Source code of charts

☆ ☆ ☆

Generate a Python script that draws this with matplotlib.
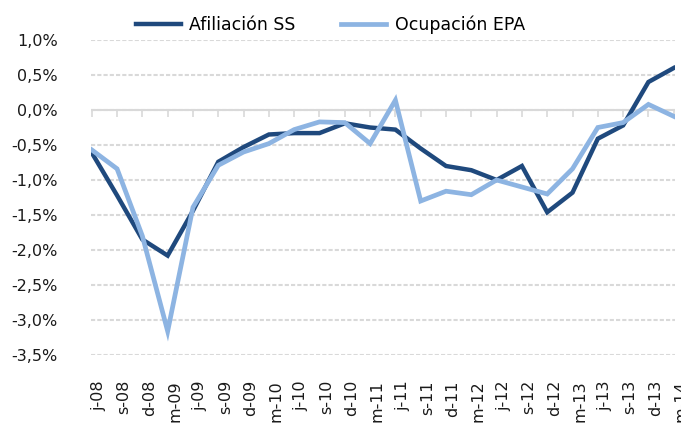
import matplotlib
matplotlib.use("Agg")
import matplotlib.pyplot as plt
import matplotlib.transforms as mtransforms
from matplotlib.ticker import FuncFormatter

quarters = ["j-08", "s-08", "d-08", "m-09", "j-09", "s-09", "d-09", "m-10",
            "j-10", "s-10", "d-10", "m-11", "j-11", "s-11", "d-11", "m-12",
            "j-12", "s-12", "d-12", "m-13", "j-13", "s-13", "d-13", "m-14"]
afiliacion_ss = [-0.61, -1.22, -1.85, -2.08, -1.44, -0.74, -0.53, -0.35,
                 -0.33, -0.33, -0.19, -0.25, -0.28, -0.55, -0.80, -0.86,
                 -1.00, -0.80, -1.46, -1.18, -0.41, -0.22, 0.40, 0.60]
ocupacion_epa = [-0.57, -0.84, -1.80, -3.16, -1.39, -0.79, -0.60, -0.48,
                 -0.28, -0.17, -0.18, -0.48, 0.14, -1.30, -1.16, -1.21,
                 -1.00, -1.10, -1.20, -0.84, -0.25, -0.18, 0.08, -0.09]
y_ticks = [1.0, 0.5, 0.0, -0.5, -1.0, -1.5, -2.0, -2.5, -3.0, -3.5]

DARK = "#1F497D"
LIGHT = "#8DB4E2"
GRID = "#D9D9D9"

plt.rcParams["font.family"] = ["DejaVu Sans"]

fig = plt.figure(figsize=(6.81, 4.23), dpi=100)
ax = fig.add_axes([91 / 681, 1 - 355 / 423, 584 / 681, 315 / 423])

x = list(range(len(quarters)))
ax.plot(x, afiliacion_ss, color=DARK, linewidth=3.2, label="Afiliación SS",
        solid_joinstyle="miter", zorder=3)
ax.plot(x, ocupacion_epa, color=LIGHT, linewidth=3.4, label="Ocupación EPA",
        solid_joinstyle="miter", zorder=4)

ax.set_xlim(-0.03, len(quarters) - 1 + 0.05)
ax.set_ylim(min(y_ticks), max(y_ticks))

for s in ax.spines.values():
    s.set_visible(False)

# dashed horizontal gridlines
ax.set_yticks(y_ticks)
ax.yaxis.grid(True, color=GRID, linewidth=1.5, linestyle=(0, (2.0, 1.0)))
ax.set_axisbelow(True)
ax.tick_params(axis="y", length=0, pad=24, labelsize=11.5, colors="#1a1a1a")
ax.yaxis.set_major_formatter(FuncFormatter(lambda v, p: f"{v:.1f}%".replace(".", ",")))

# solid zero line with tick marks pointing down
ax.axhline(0, color=GRID, linewidth=1.5, zorder=2)
ymin, ymax = ax.get_ylim()
zero_axis = ax.secondary_xaxis((0 - ymin) / (ymax - ymin))
zero_axis.set_xticks(x, labels=[""] * len(x))
zero_axis.xaxis.set_ticks_position("bottom")
zero_axis.tick_params(direction="out", length=5, width=1.2, color=GRID,
                      labelbottom=False, labeltop=False)
for s in zero_axis.spines.values():
    s.set_visible(False)

# category labels at the bottom
ax.set_xticks(x, quarters, rotation=90)
ax.tick_params(axis="x", length=0, pad=18, labelsize=11.5, colors="#1a1a1a")
shift = mtransforms.ScaledTranslation(7 / 100, 0, fig.dpi_scale_trans)
for lbl in ax.get_xticklabels():
    lbl.set_transform(lbl.get_transform() + shift)

fig.legend(loc="upper center", bbox_to_anchor=(0.485, 1.0), ncol=2, frameon=False,
           fontsize=12.5, handlelength=2.6, handletextpad=0.5, columnspacing=2.6)

fig.savefig("out.png", dpi=100)
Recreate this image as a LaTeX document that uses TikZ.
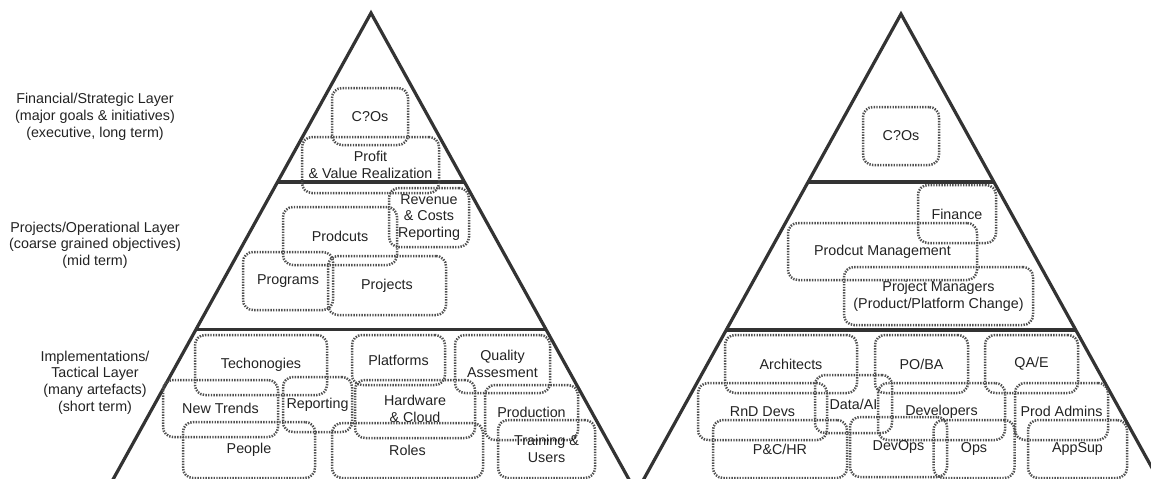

☆ ☆ ☆

DIRECTIVE
Copy the data character for character, but drop all pictures from the copy.

EXERCISE OUTPUT
Generate a Python script that draws this with matplotlib.
import matplotlib
matplotlib.use("Agg")
import matplotlib.pyplot as plt
import matplotlib.transforms as mtransforms
from matplotlib.ticker import FuncFormatter

quarters = ["j-08", "s-08", "d-08", "m-09", "j-09", "s-09", "d-09", "m-10",
            "j-10", "s-10", "d-10", "m-11", "j-11", "s-11", "d-11", "m-12",
            "j-12", "s-12", "d-12", "m-13", "j-13", "s-13", "d-13", "m-14"]
afiliacion_ss = [-0.61, -1.22, -1.85, -2.08, -1.44, -0.74, -0.53, -0.35,
                 -0.33, -0.33, -0.19, -0.25, -0.28, -0.55, -0.80, -0.86,
                 -1.00, -0.80, -1.46, -1.18, -0.41, -0.22, 0.40, 0.60]
ocupacion_epa = [-0.57, -0.84, -1.80, -3.16, -1.39, -0.79, -0.60, -0.48,
                 -0.28, -0.17, -0.18, -0.48, 0.14, -1.30, -1.16, -1.21,
                 -1.00, -1.10, -1.20, -0.84, -0.25, -0.18, 0.08, -0.09]
y_ticks = [1.0, 0.5, 0.0, -0.5, -1.0, -1.5, -2.0, -2.5, -3.0, -3.5]

DARK = "#1F497D"
LIGHT = "#8DB4E2"
GRID = "#D9D9D9"

plt.rcParams["font.family"] = ["DejaVu Sans"]

fig = plt.figure(figsize=(6.81, 4.23), dpi=100)
ax = fig.add_axes([91 / 681, 1 - 355 / 423, 584 / 681, 315 / 423])

x = list(range(len(quarters)))
ax.plot(x, afiliacion_ss, color=DARK, linewidth=3.2, label="Afiliación SS",
        solid_joinstyle="miter", zorder=3)
ax.plot(x, ocupacion_epa, color=LIGHT, linewidth=3.4, label="Ocupación EPA",
        solid_joinstyle="miter", zorder=4)

ax.set_xlim(-0.03, len(quarters) - 1 + 0.05)
ax.set_ylim(min(y_ticks), max(y_ticks))

for s in ax.spines.values():
    s.set_visible(False)

# dashed horizontal gridlines
ax.set_yticks(y_ticks)
ax.yaxis.grid(True, color=GRID, linewidth=1.5, linestyle=(0, (2.0, 1.0)))
ax.set_axisbelow(True)
ax.tick_params(axis="y", length=0, pad=24, labelsize=11.5, colors="#1a1a1a")
ax.yaxis.set_major_formatter(FuncFormatter(lambda v, p: f"{v:.1f}%".replace(".", ",")))

# solid zero line with tick marks pointing down
ax.axhline(0, color=GRID, linewidth=1.5, zorder=2)
ymin, ymax = ax.get_ylim()
zero_axis = ax.secondary_xaxis((0 - ymin) / (ymax - ymin))
zero_axis.set_xticks(x, labels=[""] * len(x))
zero_axis.xaxis.set_ticks_position("bottom")
zero_axis.tick_params(direction="out", length=5, width=1.2, color=GRID,
                      labelbottom=False, labeltop=False)
for s in zero_axis.spines.values():
    s.set_visible(False)

# category labels at the bottom
ax.set_xticks(x, quarters, rotation=90)
ax.tick_params(axis="x", length=0, pad=18, labelsize=11.5, colors="#1a1a1a")
shift = mtransforms.ScaledTranslation(7 / 100, 0, fig.dpi_scale_trans)
for lbl in ax.get_xticklabels():
    lbl.set_transform(lbl.get_transform() + shift)

fig.legend(loc="upper center", bbox_to_anchor=(0.485, 1.0), ncol=2, frameon=False,
           fontsize=12.5, handlelength=2.6, handletextpad=0.5, columnspacing=2.6)

fig.savefig("out.png", dpi=100)
Recreate this image as a LaTeX document that uses TikZ.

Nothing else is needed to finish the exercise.